The MPEP is a privately funded endeavor that will drill and sample the layers of soft sediment that have accumulated in the deepest part of Big Pea Porridge Pond ("BPPP") in Madison, New Hampshire during the past +/- 14,000 years. The purpose of the work is to scientifically analyze, technically describe/catalogue, and radiocarbon/proxy date these progressively deposited materials to establish the ecologic change-sequence history of the Pond's basin since the departure of the last ice sheet. The work described above will begin in late January or early February 2008 and be completed by late Spring or Summer 2008.

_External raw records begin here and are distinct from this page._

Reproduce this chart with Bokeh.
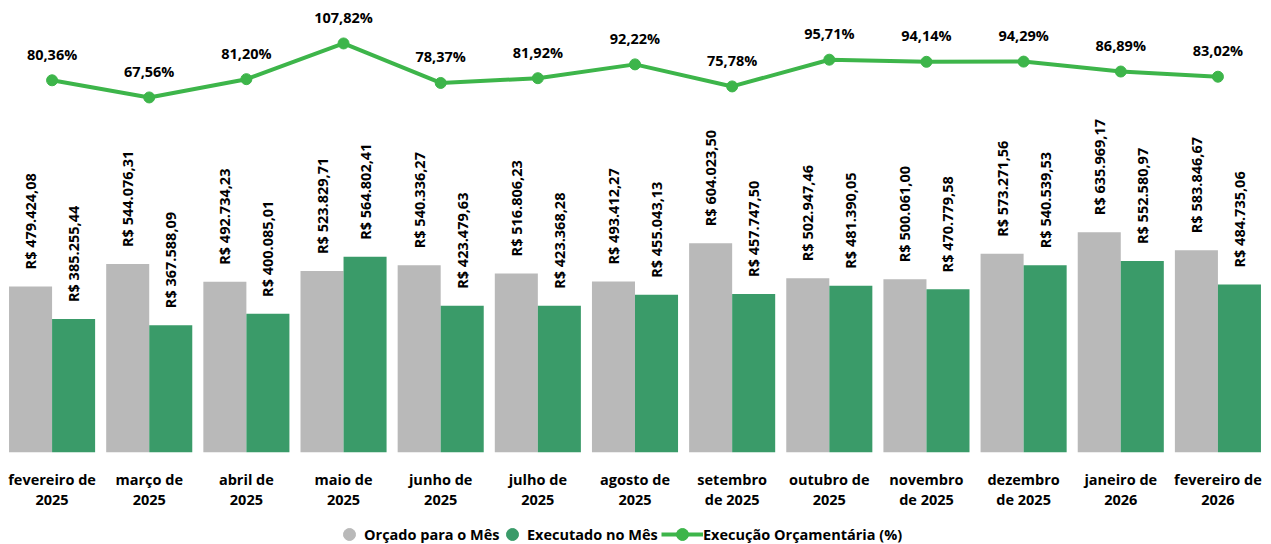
import math
from bokeh.plotting import figure
from bokeh.layouts import column
from bokeh.models import (ColumnDataSource, Range1d, LabelSet, FactorRange, Legend, LegendItem)
from bokeh.transform import dodge
from bokeh.core.properties import value
from bokeh.embed import file_html
from bokeh.resources import INLINE

months = ["fevereiro de\n2025", "março de\n2025", "abril de\n2025", "maio de\n2025",
          "junho de\n2025", "julho de\n2025", "agosto de\n2025", "setembro\nde 2025",
          "outubro de\n2025", "novembro\nde 2025", "dezembro\nde 2025", "janeiro de\n2026",
          "fevereiro de\n2026"]
orcado = [479424.08, 544076.31, 492734.23, 523829.71, 540336.27, 516806.23, 493412.27,
          604023.50, 502947.46, 500061.00, 573271.56, 635969.17, 583846.67]
executado = [385255.44, 367588.09, 400085.01, 564802.41, 423479.63, 423368.28, 455043.13,
             457747.50, 481390.05, 470779.58, 540539.53, 552580.97, 484735.06]
execucao_pct = [80.36, 67.56, 81.20, 107.82, 78.37, 81.92, 92.22, 75.78, 95.71, 94.14,
                94.29, 86.89, 83.02]
series_names = ["Orçado para o Mês", "Executado no Mês", "Execução Orçamentária (%)"]


def brl(v):
    s = f"{v:,.2f}"
    s = s.replace(",", "X").replace(".", ",").replace("X", ".")
    return "R$ " + s


def pct_fmt(v):
    return f"{v:.2f}".replace(".", ",") + "%"


src = ColumnDataSource(dict(
    cat=months,
    orcado=orcado,
    executado=executado,
    pct=execucao_pct,
    orc_lbl=[brl(v) for v in orcado],
    exe_lbl=[brl(v) for v in executado],
    pct_lbl=[pct_fmt(v) for v in execucao_pct],
))

FONT = "Open Sans"
GRAY = "#B9B9B9"
GREEN = "#3A9B69"
LINE = "#3DB54A"

p = figure(width=1271, height=512, x_range=FactorRange(factors=months, range_padding=0),
           y_range=Range1d(0, 1275600), output_backend="svg", toolbar_location=None,
           min_border_left=3, min_border_right=5, min_border_top=10, min_border_bottom=0)
p.extra_y_ranges = {"pct": Range1d(start=-197.2, end=132.4)}
p.outline_line_color = None
p.xgrid.visible = False
p.ygrid.visible = False
p.yaxis.visible = False

bw = 0.443
r_orc = p.vbar(x=dodge("cat", -bw / 2, range=p.x_range), top="orcado", width=bw, source=src,
               fill_color=GRAY, line_color=None)
r_exe = p.vbar(x=dodge("cat", bw / 2, range=p.x_range), top="executado", width=bw, source=src,
               fill_color=GREEN, line_color=None)

r_line = p.line(x="cat", y="pct", source=src, y_range_name="pct", line_color=LINE, line_width=4)
r_pts = p.scatter(x="cat", y="pct", source=src, y_range_name="pct", size=11, marker="circle",
                  fill_color=LINE, line_color=LINE)

lbl_orc = LabelSet(x=dodge("cat", -bw / 2, range=p.x_range), y="orcado", text="orc_lbl", source=src,
                   angle=math.pi / 2, text_align="left", text_baseline="middle", y_offset=17,
                   text_font=value(FONT), text_font_style="bold", text_font_size="14.5px",
                   text_color="black")
lbl_exe = LabelSet(x=dodge("cat", bw / 2, range=p.x_range), y="executado", text="exe_lbl", source=src,
                   angle=math.pi / 2, text_align="left", text_baseline="middle", y_offset=17,
                   text_font=value(FONT), text_font_style="bold", text_font_size="14.5px",
                   text_color="black")
lbl_pct = LabelSet(x="cat", y="pct", text="pct_lbl", source=src, y_range_name="pct",
                   text_align="center", text_baseline="middle", y_offset=26,
                   text_font=value(FONT), text_font_style="bold", text_font_size="14.5px",
                   text_color="black")
p.add_layout(lbl_orc)
p.add_layout(lbl_exe)
p.add_layout(lbl_pct)

ax = p.xaxis[0]
ax.axis_line_color = None
ax.major_tick_line_color = None
ax.minor_tick_line_color = None
ax.major_tick_out = 0
ax.major_tick_in = 0
ax.major_label_text_font = FONT
ax.major_label_text_font_style = "bold"
ax.major_label_text_font_size = "14.5px"
ax.major_label_text_line_height = 1.1
ax.major_label_text_color = "black"
ax.major_label_standoff = 17

# legend in its own strip below the chart
lg = figure(width=1271, height=32, x_range=Range1d(0, 1), y_range=Range1d(0, 1),
            output_backend="svg", toolbar_location=None,
            min_border_left=0, min_border_right=0, min_border_top=0, min_border_bottom=0)
lg.outline_line_color = None
lg.axis.visible = False
lg.grid.visible = False
nan = float("nan")
lsrc = ColumnDataSource(dict(x=[nan, nan], y=[nan, nan]))
g1 = lg.scatter(x="x", y="y", source=lsrc, marker="circle", size=12, fill_color=GRAY, line_color=GRAY)
g2 = lg.scatter(x="x", y="y", source=lsrc, marker="circle", size=12, fill_color=GREEN, line_color=GREEN)
g3l = lg.line(x="x", y="y", source=lsrc, line_color=LINE, line_width=4)
g3p = lg.scatter(x="x", y="y", source=lsrc, marker="circle", size=12, fill_color=LINE, line_color=LINE)

common = dict(orientation="horizontal", label_text_font=FONT, label_text_font_style="bold",
              label_text_font_size="14.5px", label_text_color="black", border_line_color=None,
              background_fill_alpha=0, padding=0, margin=0, label_standoff=0, spacing=0,
              glyph_height=30)
lg.add_layout(Legend(items=[LegendItem(label=series_names[0], renderers=[g1], index=0)],
                     location=(331, -5), glyph_width=30, **common))
lg.add_layout(Legend(items=[LegendItem(label=series_names[1], renderers=[g2], index=0)],
                     location=(494, -5), glyph_width=30, **common))
lg.add_layout(Legend(items=[LegendItem(label=series_names[2], renderers=[g3l, g3p], index=0)],
                     location=(658, -5), glyph_width=42, **common))

layout = column(p, lg, spacing=0)
open("out.html", "w").write(file_html(layout, INLINE))
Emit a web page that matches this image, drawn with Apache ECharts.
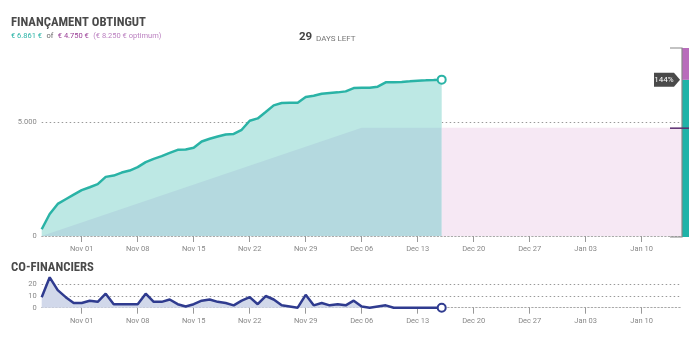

Scientific Basis of the MPEP

Lake-bottom sediments represent the most continuously detailed records of post-glacial (Pleistocene to Holocene) climate and environmental change available, and such records provide the best long term context for the dramatic physical and biological/ecological changes that have occurred during what has become to be known as the "Anthropocene" period (time since the beginning of extensive human habitation).

Who's Involved

The scientific staff of MPEP includes the following individuals, all of whom are donating their professional expertise to the project:

P. Thompson Davis, Ph.D., Dept. of Natural & Applied Sciences, Bentley College.
Brian Fowler, Quaternary Scientist, Project Director.
Lee Pollock, Ph.D., Dept. of Biology, Drew University.
Lisa Doner, Ph.D., Center for the Environmental, Plymouth State University



Wednesday, March 12, 2008

Scientific Information Posting No. 9


A DAY OF "DEEP SURPRISE"

This is the first "quick posting" about yesterday's drilling and sampling work. Others with more detail will follow as each of us "physically recovers" from our respective labors out on the Pond.

We finally got to drilling and sampling yesterday under beautiful blue skies, light winds to start, and temperatures in the 20's most of the day (see photos to be posted here on the blog later today or tomorrow). We got started ferrying loads of equipment to the drilling site around 7:30 AM and had cleared everything except our drilling platform and deep casing from the ice by sundown. It was a lot of hard work, and I want to thank everyone who was involved, including those who braved the cold associated with standing around to video and photograph the process, which yielded some scientifically interesting and unexpected results.

We started drilling in approximately46 feet of water (the deepest spot in the Pond) and took multiple samples below the Pond-bottom to about 20 feet. The samples started off as loosely compacted, richly organic sediments that were somewhat surprisingly free of vegetative debris(leaf shards, pine needles, twigs, etc.), and while these organic-rich sediments became more well- consolidated ("stiffer") with depth, they continued to show this general composition right down to where we quit for the day.



We had not expected to find such an extensive thickness of strictly organic sediment, and in fact thought that by 20 feet beneath the Pond bottom, we'd have finished the drilling and sampling project after intersecting the several layers of much less organic sediment (combinations of sand, silt, & clay) that undoubtedly overlie the compact glacial till or bedrock that forms the Pond's basin. It's clear now that the Pond basin is significantly deeper than we thought, and we plan to continue the drilling and sampling as soon as we can reorganize ourselves for another round to "get to the bottom" of this unexpected situation. Depending on exactly how fast such organic material is deposited (thought to be about 3 feet per millennium...?), it's presently possible that we've penetrated something like 5,000 to 7,000 years of deposition and that we have another 4-5 to go before we get to the bottom of the basin that existed when the last glacial ice left it.

So, the project will continue. We'll keep you advised here on the blog of when we'll be drilling and sampling next. It has to be within the next 2-3 weeks, before the ice thins and can no longer support the drilling platform (and our equipment upon it). Keep your eye on the blog for other postings related to yesterday's activities, some of them with more detailed scientific information and others with observations and photographs of what went on out on the Pond.